Ron J
Active Member
Fantasy. These contortions are equal to the 'building within a building' stuff. The guy made an effort to actually do the maths - and the maths is right, no matter your protestations, if not a perfect representation. He doesn't claim perfection. But basically it's correct - and you know it. Don't you? How long should the building have taken to reach the ground? - let's see your maths in his terms and based on my calculation of the total weight of one tower which is 280,000 tonnes including furniture. If what we're told is true, then how long for 'The Crusher' (ie. the top 15 floors - which actually weighed about 38,000 tonnes) to hit the ground after crushing the building and then itself, leaving nothing recognizable as a building, and likewise its contents (yes, that's the story, I feel sullied just repeating it). Can we see that from you in the terms I propose?
How long should the building have taken to reach the ground? The amount of time that it did.
15 floors crushing the building, then itself. One has to assume that the top 15 floors fell all the way to the ground as a unit, instead of breaking up just as the floors below broke up in its initial wake. Smoke and pulverized debris obscured any observation of the top 15 floors after a certain point. People survived in stairwell A on the lowest floors.
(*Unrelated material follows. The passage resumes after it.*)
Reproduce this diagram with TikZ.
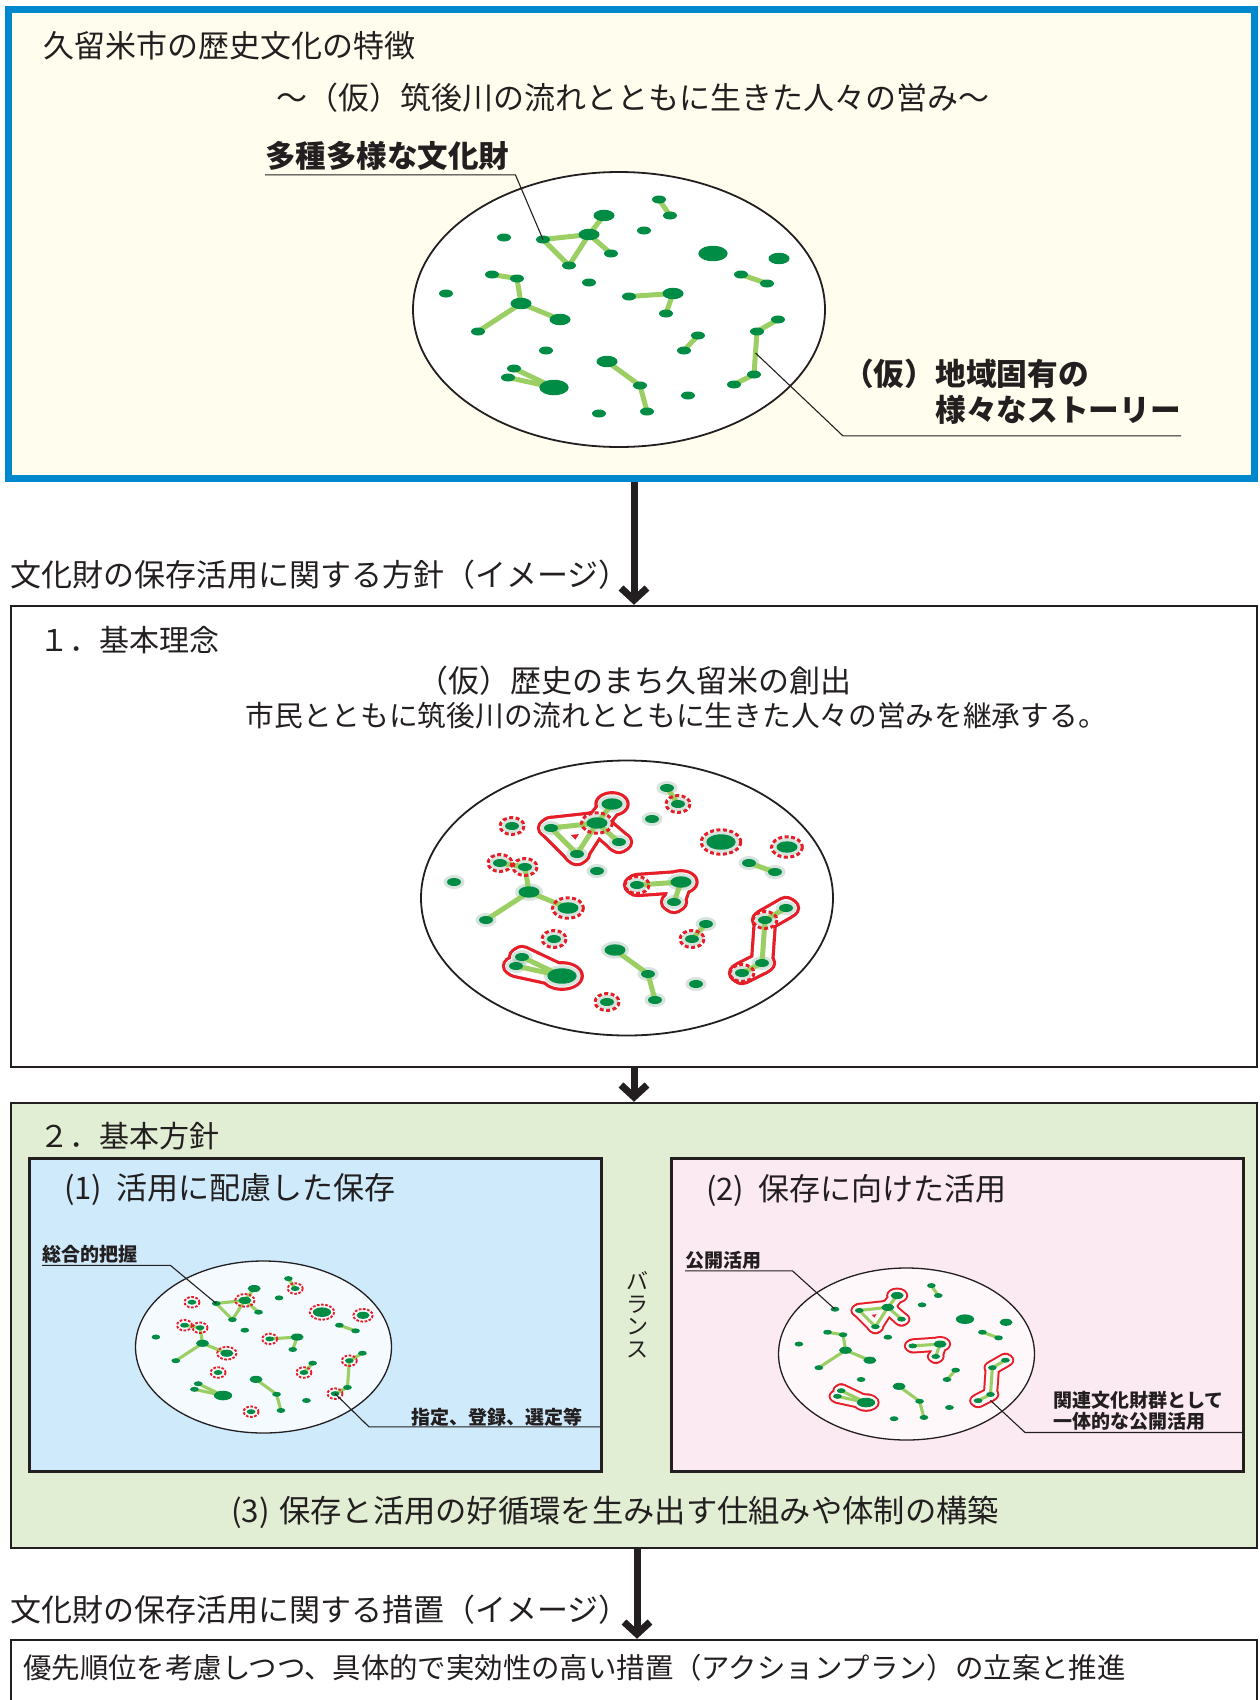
\documentclass[tikz,border=0pt]{standalone}
\usepackage{fontspec}
\setmainfont{Noto Sans CJK JP}
\usetikzlibrary{arrows.meta,positioning,shapes.geometric,calc}

\definecolor{ink}{RGB}{35,31,32}
\definecolor{rim}{RGB}{0,136,206}
\definecolor{cream}{RGB}{255,253,238}
\definecolor{sage}{RGB}{226,238,212}
\definecolor{sky}{RGB}{207,234,251}
\definecolor{blush}{RGB}{252,234,242}
\definecolor{skyfield}{RGB}{245,250,254}
\definecolor{blushfield}{RGB}{255,248,251}
\definecolor{dotgreen}{RGB}{0,140,68}
\definecolor{linkgreen}{RGB}{155,207,100}
\definecolor{hullred}{RGB}{230,30,40}

% cultural properties: number/x radius/y radius
\newcommand{\starlist}{1/7/4, 2/7/4, 3/10.5/5.7, 4/10.5/5.7, 5/7/4, 6/7/4, 7/7/4, 8/7/4, 9/7/4, 10/14.7/7.7,
  11/10.5/5.7, 12/7/4, 13/7/4, 14/7/4, 15/7/4, 16/10.5/5.7, 17/10.5/5.7, 18/7/4, 19/7/4, 20/7/4,
  21/7/4, 22/10.5/5.7, 23/7/4, 24/7/4, 25/7/4, 26/7/4, 27/7/4, 28/7/4, 29/7/4, 30/7/4,
  31/7/4, 32/7/4, 33/14.7/7.7, 34/10.5/5.7, 35/7/4, 36/7/4, 37/7/4, 38/7/4}
\newcommand{\starlinks}{1/2, 3/4, 4/5, 5/6, 6/4, 4/7, 12/13, 14/15, 15/16, 16/17, 16/18,
  21/22, 22/23, 24/25, 25/26, 26/27, 28/29, 31/33, 32/33, 34/35, 35/36}
\newcommand{\fieldk}{1}

% positions relative to the centre of a field (y downwards)
\newcommand{\placestars}{%
  \foreach \n/\x/\y in {1/40/-110, 2/51/-94, 3/-15/-94, 4/-30/-75, 5/-76/-70, 6/-50/-44, 7/-8/-56,
    8/-115/-72, 9/25/-79, 10/94/-56, 11/160/-51, 12/122/-35, 13/148/-26, 14/-127/-35,
    15/-102/-31, 16/-98/-6, 17/-59/10, 18/-141/22, 19/-173/-16, 20/-30/-27, 21/10/-13,
    22/54/-16, 23/47/4, 24/159/10, 25/138/22, 26/135/65, 27/115/75, 28/79/26, 29/65/41,
    30/-73/41, 31/-105/59, 32/-111/68, 33/-65/78, 34/-12/52, 35/21/76, 36/28/102,
    37/69/86, 38/-20/104}
    {\coordinate (d\n) at (\x,\y);}%
}
\newcommand{\drawstars}{%
  \foreach \a/\b in \starlinks {\draw[link] (d\a) -- (d\b);}%
  \foreach \n/\rx/\ry in \starlist {\fill[dot] (d\n) ellipse [x radius=\rx, y radius=\ry];}%
}
% band round the related groups: colour, half width, margin round the dots
\newcommand{\hull}[3]{%
  \foreach \a/\b in {3/4, 4/5, 5/6, 6/4, 4/7, 21/22, 22/23, 24/25, 25/26, 26/27, 31/33, 32/33}
    {\draw[#1, line width=2*#2*\fieldk*1pt, line cap=round] (d\a) -- (d\b);}%
  \foreach \n/\rx/\ry in {3/10.5/5.7, 4/10.5/5.7, 5/7/4, 6/7/4, 7/7/4, 21/7/4, 22/10.5/5.7, 23/7/4,
    24/7/4, 25/7/4, 26/7/4, 27/7/4, 31/7/4, 32/7/4, 33/14.7/7.7}
    {\fill[#1] (d\n) ellipse [x radius=\rx+#3, y radius=\ry+#3];}%
}
\newcommand{\rings}{%
  \foreach \n/\rx/\ry in {2/7/4, 4/10.5/5.7, 8/7/4, 10/14.7/7.7, 11/10.5/5.7, 14/7/4, 15/7/4,
    17/10.5/5.7, 21/7/4, 25/7/4, 27/7/4, 29/7/4, 30/7/4, 38/7/4}
    {\draw[ring] (d\n) ellipse [x radius=\rx+5, y radius=\ry+4.5];}%
}
\newcommand{\haze}{%
  \foreach \n/\rx/\ry in \starlist
    {\fill[dotgreen!45!gray, opacity=.22] (d\n) ellipse [x radius=\rx+3.5, y radius=\ry+3];}%
}

\begin{document}
\begin{tikzpicture}[x=1pt, y=-1pt, >={Straight Barb[length=12pt,width=26pt]},
  box/.style={draw=ink, line width=2.5pt, minimum width=1246pt, inner sep=0, anchor=north west},
  panel/.style={draw=ink, line width=3pt, minimum width=572pt, minimum height=313.5pt, inner sep=0},
  flow/.style={->, draw=ink, line width=7pt},
  head/.style={font=\fontsize{31}{37}\selectfont, text=ink, inner sep=0, anchor=west},
  note/.style={font=\fontsize{19}{21}\selectfont\bfseries, text=ink, inner sep=0, anchor=west, align=left},
  leader/.style={draw=ink, line width=1.1pt},
  field/.style={ellipse, draw=ink, line width=1.8pt, fill=white, minimum width=412pt, minimum height=275pt, inner sep=0},
  small field/.style={field, line width=1.3pt, minimum width=256pt, minimum height=172pt},
  link/.style={draw=linkgreen, line width=\fieldk*5pt, line cap=round},
  dot/.style={fill=dotgreen},
  ring/.style={draw=hullred, line width=3pt, dash pattern=on 4pt off 2.5pt}]
\useasboundingbox (0,0) rectangle (1260,1700);

% features of the city
\node[draw=rim, line width=7pt, fill=cream, minimum width=1246.5pt, minimum height=469pt,
  inner sep=0, anchor=north west] (feature) at (4.5,6) {};
\node[head] (title) at (43,46) {久留米市の歴史文化の特徴};
\node[head, anchor=center] (theme) at (633,98) {～（仮）筑後川の流れとともに生きた人々の営み～};
\node[field] (fieldA) at (619,309.5) {};
\begin{scope}[shift={(fieldA.center)}, name prefix=a-]
  \placestars
  \drawstars
\end{scope}
\node[head, font=\fontsize{30.5}{36}\selectfont\bfseries, inner ysep=4pt] (kinds) at (265,156) {多種多様な文化財};
\node[head, font=\fontsize{30.7}{36}\selectfont\bfseries, align=left, inner ysep=11pt] (story) at (843,392)
  {（仮）地域固有の\\\hspace*{3em}様々なストーリー};
\draw[leader] (a-d5) -- ([xshift=6pt]kinds.south east) -- (kinds.south west);
\draw[leader] ($(a-d25)!.5!(a-d26)$) -- (story.south west) -- (story.south east);

% 1. basic idea
\node[head] (policyhead) at (10,575) {文化財の保存活用に関する方針（イメージ）};
\node[box, minimum height=461pt] (policy) at (9.75,604.75) {};
\draw[flow] (feature.south -| policy.north) -- (policy.north);
\node[head, font=\fontsize{30}{36}\selectfont] (idea) at (39,640) {１．基本理念};
\node[head, anchor=center] (slogan) at (634,681) {（仮）歴史のまち久留米の創出};
\node[head, font=\fontsize{28.7}{34}\selectfont] (creed) at (245.5,716)
  {市民とともに筑後川の流れとともに生きた人々の営みを継承する。};
\node[field] (fieldB) at (627,898) {};
\begin{scope}[shift={(fieldB.center)}, name prefix=b-]
  \placestars
  \hull{hullred}{12.2}{7.2}
  \hull{white}{9}{4}
  \haze
  \drawstars
  \rings
\end{scope}

% 2. basic policy
\node[box, fill=sage, minimum height=445pt] (basic) at (9.75,1101.75) {};
\draw[flow] (policy.south) -- (basic.north);
\node[head, font=\fontsize{30}{36}\selectfont] (course) at (39,1136) {２．基本方針};
\node[panel, fill=sky, anchor=north west] (conserve) at (27.5,1156.5) {};
\node[panel, fill=blush, right=67pt of conserve] (utilise) {};
\node[head] (conservehead) at (64,1190) {(1)\hspace{.45em}活用に配慮した保存};
\node[head] (utilisehead) at (706,1190) {(2)\hspace{.45em}保存に向けた活用};
\node[font=\fontsize{22}{22.5}\selectfont, text=ink, align=center, inner sep=0] (balance) at (637,1315) {バ\\ラ\\ン\\ス};

\node[small field, fill=skyfield] (fieldC) at (263.5,1347) {};
\begin{scope}[shift={(fieldC.center)}, scale=.622, name prefix=c-,
    ring/.style={draw=hullred, line width=1.9pt, dash pattern=on 2.6pt off 1.6pt}]
  \renewcommand{\fieldk}{.622}
  \placestars
  \drawstars
  \rings
\end{scope}
\node[note, inner ysep=1.5pt] (grasp) at (42,1254.6) {総合的把握};
\draw[leader] (c-d5) -- ([xshift=33pt]grasp.south east) -- (grasp.south west);
\node[note, inner ysep=.5pt] (desig) at (411,1417) {指定、登録、選定等};
\draw[leader] (c-d27) -- ([xshift=-42pt]desig.south west) -- (desig.south -| conserve.east);

\node[small field, fill=blushfield] (fieldD) at (906.5,1354) {};
\begin{scope}[shift={(fieldD.center)}, scale=.622, name prefix=d-]
  \renewcommand{\fieldk}{.622}
  \placestars
  \hull{hullred}{12.2}{7.2}
  \hull{blushfield}{9}{4}
  \drawstars
\end{scope}
\node[note, inner ysep=1.5pt] (opening) at (685,1260) {公開活用};
\draw[leader] (d-d8) -- ([xshift=31pt]opening.south east) -- (opening.south west);
\node[note, inner ysep=1.4pt] (cluster) at (1053,1411.25) {関連文化財群として\\一体的な公開活用};
\draw[leader] ([yshift=-6pt]d-d26) -- ([xshift=-28pt]cluster.south west) -- (cluster.south -| utilise.east);

\node[head, font=\fontsize{31.3}{38}\selectfont] (cycle) at (231,1512.6)
  {(3)\hspace{.3em}保存と活用の好循環を生み出す仕組みや体制の構築};

% measures
\node[head] (measurehead) at (10,1610) {文化財の保存活用に関する措置（イメージ）};
\node[box, minimum height=63pt] (measure) at (9.75,1638.75) {};
\draw[flow] ([xshift=3pt]basic.south) -- ([xshift=3pt]measure.north);
\node[head, font=\fontsize{28.4}{34}\selectfont] (plan) at (23,1668)
  {優先順位を考慮しつつ、具体的で実効性の高い措置（アクションプラン）の立案と推進};
\end{tikzpicture}
\end{document}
Would that have been the case if the top 15 floors had crashed into the lobby as one unit?
The TV antenna was wobbling as the top 15 floors began to fall. How long did the roof remain intact?
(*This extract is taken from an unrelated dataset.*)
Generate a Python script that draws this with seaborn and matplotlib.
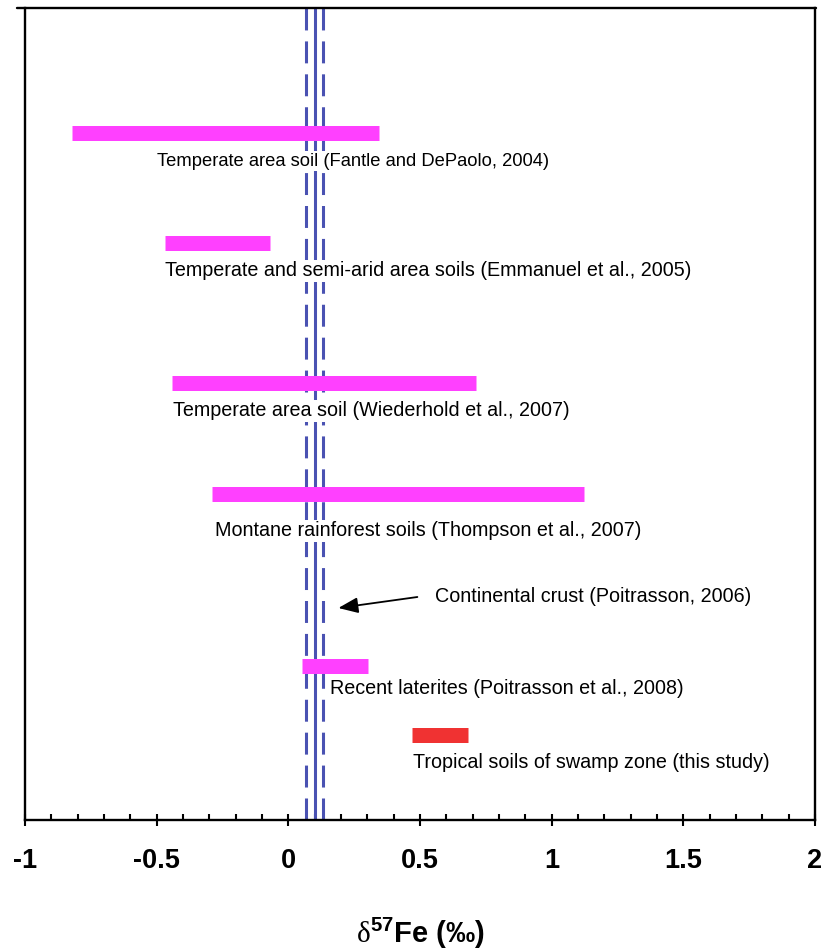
import matplotlib
matplotlib.use("Agg")
import matplotlib.pyplot as plt
from matplotlib.lines import Line2D
import numpy as np
import pandas as pd
import seaborn as sns

# Published ranges of soil d57Fe values (per mil)
studies = [
    "Temperate area soil (Fantle and DePaolo, 2004)",
    "Temperate and semi-arid area soils (Emmanuel et al., 2005)",
    "Temperate area soil (Wiederhold et al., 2007)",
    "Montane rainforest soils (Thompson et al., 2007)",
    "Recent laterites (Poitrasson et al., 2008)",
    "Tropical soils of swamp zone (this study)",
]
range_low = [-0.82, -0.47, -0.44, -0.29, 0.05, 0.47]
range_high = [0.345, -0.07, 0.713, 1.123, 0.304, 0.682]
group = ["literature", "literature", "literature", "literature", "literature", "this study"]

# Continental crust reference value and its uncertainty
crust_label = "Continental crust (Poitrasson, 2006)"
crust_mean = 0.1
crust_err = 0.032

x_ticks = [-1, -0.5, 0, 0.5, 1, 1.5, 2]
x_tick_labels = ["-1", "-0.5", "0", "0.5", "1", "1.5", "2"]

# Layout: vertical rows (0 = top, 812 = bottom) for bars and their captions
bar_rows = [125, 235, 374.5, 486, 657.5, 727]
label_x = [-0.499, -0.468, -0.438, -0.278, 0.158, 0.474]
label_rows = [153, 263, 403, 523, 681, 755]
label_sizes = [13.2, 14.2, 14.2, 14.2, 14.2, 14.2]
crust_label_xy = (0.557, 588)
arrow_tail = (0.49, 589)
arrow_head = (0.19, 600)

sns.set_theme(style="white")
plt.rcParams["font.family"] = ["Liberation Sans", "DejaVu Sans"]
plt.rcParams["text.color"] = "black"
plt.rcParams["axes.labelcolor"] = "black"
plt.rcParams["xtick.color"] = "black"
plt.rcParams["xtick.labelcolor"] = "black"
plt.rcParams["mathtext.fontset"] = "custom"
plt.rcParams["mathtext.rm"] = "Liberation Serif"
plt.rcParams["mathtext.bf"] = "Liberation Sans:bold"

W, H = 824, 951
fig = plt.figure(figsize=(W / 100, H / 100), dpi=100)
ax = fig.add_axes([25 / W, 1 - 820 / H, (815 - 25) / W, (820 - 8) / H])

# Range bars drawn as thick butt-capped segments
rows = []
for i, (lo, hi, yy, g) in enumerate(zip(range_low, range_high, bar_rows, group)):
    rows.append({"bar": i, "d57Fe": lo, "row": yy, "group": g})
    rows.append({"bar": i, "d57Fe": hi, "row": yy, "group": g})
df = pd.DataFrame(rows)

# crust reference lines (drawn first so bars and captions sit on top)
line_color = "#4a52b2"
lw = 2.2
ax.plot([crust_mean, crust_mean], [0, 812], color=line_color, lw=lw, zorder=1)
for xv in (crust_mean - crust_err, crust_mean + crust_err):
    ax.plot([xv, xv], [0, 812], color=line_color, lw=lw,
            ls=(0, (15.8 / lw, 7.9 / lw)), zorder=1, dash_capstyle="butt")

sns.lineplot(data=df, x="d57Fe", y="row", units="bar", estimator=None,
             hue="group", palette={"literature": "#ff40ff", "this study": "#f03232"},
             sort=False, lw=10.8, solid_capstyle="butt", legend=False, ax=ax,
             zorder=3)

for txt, lx, ly, fs in zip(studies, label_x, label_rows, label_sizes):
    ax.text(lx, ly, txt, fontsize=fs, ha="left", va="center", color="black",
            zorder=4, bbox=dict(facecolor="white", edgecolor="none", pad=1.0))

ax.text(crust_label_xy[0], crust_label_xy[1], crust_label, fontsize=14.2,
        ha="left", va="center", color="black")
ax.annotate("", xy=arrow_head, xytext=arrow_tail,
            arrowprops=dict(arrowstyle="-|>,head_length=1.0,head_width=0.4",
                            color="black", lw=1.3, shrinkA=0, shrinkB=0))

ax.set_xlim(-1, 2)
ax.set_ylim(812, 0)
ax.set_yticks([])
ax.set_ylabel("")
ax.set_xticks(x_ticks)
ax.set_xticklabels(x_tick_labels, fontsize=19.5, fontweight="bold", color="black")
ax.set_xticks(np.arange(-1, 2.001, 0.1), minor=True)
ax.tick_params(axis="x", which="major", direction="inout", length=8, width=1.5,
               pad=16, bottom=True, color="black")
ax.tick_params(axis="x", which="minor", direction="in", length=4, width=1.5,
               bottom=True, color="black")

ax.set_xlabel(r"$\mathrm{\delta}^{\mathbf{57}}$Fe (‰)", fontsize=21,
              fontweight="bold", labelpad=30, color="black")

for side in ("left", "right", "bottom"):
    ax.spines[side].set_visible(True)
    ax.spines[side].set_color("black")
    ax.spines[side].set_linewidth(1.7)
ax.spines["top"].set_visible(False)

# frame top edge, running slightly past the left spine
fig.add_artist(Line2D([17 / W, 816 / W], [1 - 8 / H, 1 - 8 / H],
                      color="black", lw=1.7, transform=fig.transFigure))

fig.savefig("out.png", dpi=100)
Debris was shooting out windows on floors before column sections fell away in video i have seen of the South Tower. Internal collapse was leading external collapse, regardless that the top 30 floors collapsed down onto the the remaining 80. Obviously we are talking about the North Tower here, but i think the dynamics are more complicated than some math formula would suggest.
I saw a Youtube video accompanied with some physics experiments, which the author claimed that the only way that the top 15 floors could have fallen into the rest of the building in the manner it did, was if the support below was blown out. The problem with that being no evidence of explosions to blow out support at the 94th? floor.
Critics have decried that the collapse of the Towers defied the laws of physics, but no laws of physics could have been broken.
How long it took the top 38,000 tons to reach the ground depends on which pieces of the 38,000 tons one is talking about. Some column sections of the top 15 floors may have hit the ground before column sections at the 20th floor did.